[DigitalToday intern reporter Kyung-min Hong (홍경민)] AI chip design company Cerebras put the 1 trillion-parameter open-weight model Kimi K2.6 into an inference service for enterprise customers and achieved what it called the world’s fastest speed of 981 tokens per second.
On May 19 (local time), Cerebras and blockchain outlet Cryptopolitan said the service set records simultaneously in speed, performance and model scale, signaling a shift in the agentic coding landscape.
Cerebras is pushing ahead with an initial public offering and is rapidly building its presence. Its filing shows 2025 revenue of $510 million, up 76 percent from a year earlier, and net profit of $238 million, marking a return to profitability.
It also signed a long-term computing contract worth $20 billion with OpenAI in January through 2028. In March, it signed a deal with Amazon Web Services to deploy Cerebras systems in its data centers.
Cerebras’ standout inference speed is behind its selection by those companies. AI benchmarking group Artificial Analysis measured Cerebras’ K2.6 inference speed at 981 tokens per second. That is 6.7 times faster than the second-fastest GPU-based cloud and 23 times faster than the median among inference services.
The gap to completing an actual response is even more dramatic than raw output speed. For a 10,000-token input, Cerebras took 5.6 seconds to complete a 500-token output, while the official Kimi endpoint took 163.7 seconds. That is a 29-fold difference based on time to reach the final answer.
That speed is supported by K2.6’s model quality. K2.6 is rated as the top open-weight model in coding and agentic tasks. It scored 58.6 on SWE-bench Pro, beating Claude Opus 4.6, and shows performance comparable to GPT-5.4. The performance goes beyond simple code generation, covering full-stack workflows from frontend design to authentication, database handling and long-running agent execution.

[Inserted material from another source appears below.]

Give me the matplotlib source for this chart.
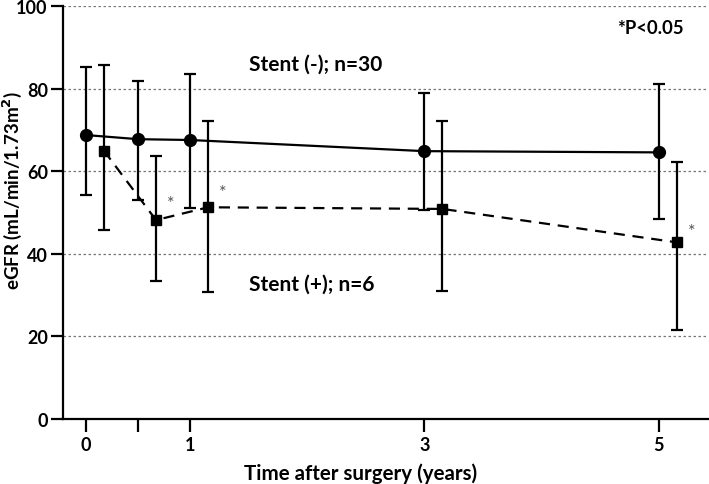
import numpy as np
import matplotlib
matplotlib.use("Agg")
import matplotlib.pyplot as plt
import matplotlib.transforms as mtransforms

plt.rcParams['font.family'] = ['Lato', 'DejaVu Sans']

# data
years = [0, 0.5, 1, 3, 5]
tick_labels = ['0', '', '1', '3', '5']

neg_mean = [68.8, 67.8, 67.6, 64.9, 64.6]
neg_hi = [85.2, 82.0, 83.7, 79.0, 81.2]
neg_lo = [54.3, 53.1, 51.1, 50.7, 48.5]

pos_mean = [65.0, 48.2, 51.3, 50.9, 42.8]
pos_hi = [85.8, 63.7, 72.1, 72.3, 62.3]
pos_lo = [45.8, 33.5, 30.7, 31.1, 21.6]

sig_years = [0.5, 1, 5]
sig_y = [52.3, 55.0, 45.5]


# x axis in the source is not quite linear: first year is compressed
def fwd(x):
    x = np.asarray(x, dtype=float)
    return np.where(x < 1, 104 * x, 104 + 117 * (x - 1))


def inv(y):
    y = np.asarray(y, dtype=float)
    return np.where(y < 104, y / 104, 1 + (y - 104) / 117)


fig = plt.figure(figsize=(7.09, 4.85), dpi=100)
ax = fig.add_axes([0.0889, 0.134, 0.9097, 0.851])
ax.set_xscale('function', functions=(fwd, inv))

neg_err = [np.subtract(neg_mean, neg_lo), np.subtract(neg_hi, neg_mean)]
pos_err = [np.subtract(pos_mean, pos_lo), np.subtract(pos_hi, pos_mean)]

ax.errorbar(years, neg_mean, yerr=neg_err, fmt='-o', color='black', lw=1.6,
            ms=8.5, elinewidth=1.6, capsize=4, capthick=1.6, zorder=3)

# Stent (+) group drawn slightly to the right of the time points
shift = mtransforms.offset_copy(ax.transData, fig=fig, x=18, y=0, units='dots')
ax.errorbar(years, pos_mean, yerr=pos_err, fmt='s', color='black',
            ms=7, elinewidth=1.6, capsize=4, capthick=1.6, zorder=3,
            transform=shift)
ax.plot(years, pos_mean, color='black', lw=1.6, dashes=(5, 3.5), transform=shift,
        zorder=2)

shift2 = mtransforms.offset_copy(ax.transData, fig=fig, x=33, y=0, units='dots')
for xs, ys in zip(sig_years, sig_y):
    ax.text(xs, ys, '*', transform=shift2, fontsize=13, color='#555555',
            ha='center', va='center')

ax.set_xlim(-0.22, 5.42)
ax.set_ylim(0, 100)
ax.set_yticks([0, 20, 40, 60, 80, 100])
ax.set_xticks(years)
ax.set_xticklabels(tick_labels)
for yv in [20, 40, 60, 80, 100]:
    ax.axhline(yv, color='#777777', lw=0.9, ls=(0, (2, 2)), zorder=1)

ax.spines['top'].set_visible(False)
ax.spines['right'].set_visible(False)
ax.spines['left'].set_linewidth(1.6)
ax.spines['bottom'].set_linewidth(1.6)
ax.tick_params(axis='both', width=1.6, length=9, labelsize=13)
ax.tick_params(axis='y', pad=2)
for lab in ax.get_xticklabels() + ax.get_yticklabels():
    lab.set_fontweight('bold')

ax.set_ylabel('eGFR (mL/min/1.73m$^{\\mathbf{2}}$)', fontsize=13.5, fontweight='bold')
ax.yaxis.set_label_coords(-0.061, 0.555)
ax.set_xlabel('Time after surgery (years)', fontsize=14.8, fontweight='bold')
ax.xaxis.set_label_coords(0.462, -0.104)

ax.text(1.5, 86, 'Stent (-); n=30', fontsize=15, fontweight='bold', ha='left', va='center')
ax.text(1.5, 32.7, 'Stent (+); n=6', fontsize=15, fontweight='bold', ha='left', va='center')
ax.text(4.93, 94.8, '*P<0.05', fontsize=13.3, fontweight='bold', ha='center', va='center')

fig.savefig('out.png', dpi=100)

Cerebras’ proprietary hardware architecture made that performance possible. Cerebras implemented it with a CS-3 cluster based on its Wafer Scale Engine (WSE). It stores K2.6’s original 4-bit weights while performing computation in 16-bit floating point, with weights distributed across multiple wafers. Inter-wafer communication runs on an on-wafer network fabric with more than 200 times the bandwidth of NVLink NVL72, and custom kernels combined with speculative decoding lifted final speed.
The implications of speed go beyond numbers to changes in development itself. Agentic coding is currently the highest-value use case for LLMs and the most speed-sensitive workload. At speeds approaching 1,000 tokens per second, developers can build in real time instead of repeating cycles of waiting and reviewing, and can reduce inefficiency from switching among multiple agents running in parallel.
Cerebras is currently running K2.6 as a trial service for enterprise customers. With inference speed emerging as a core competitive edge in agentic AI, attention is on whether the existing GPU-centered inference market will be shaken.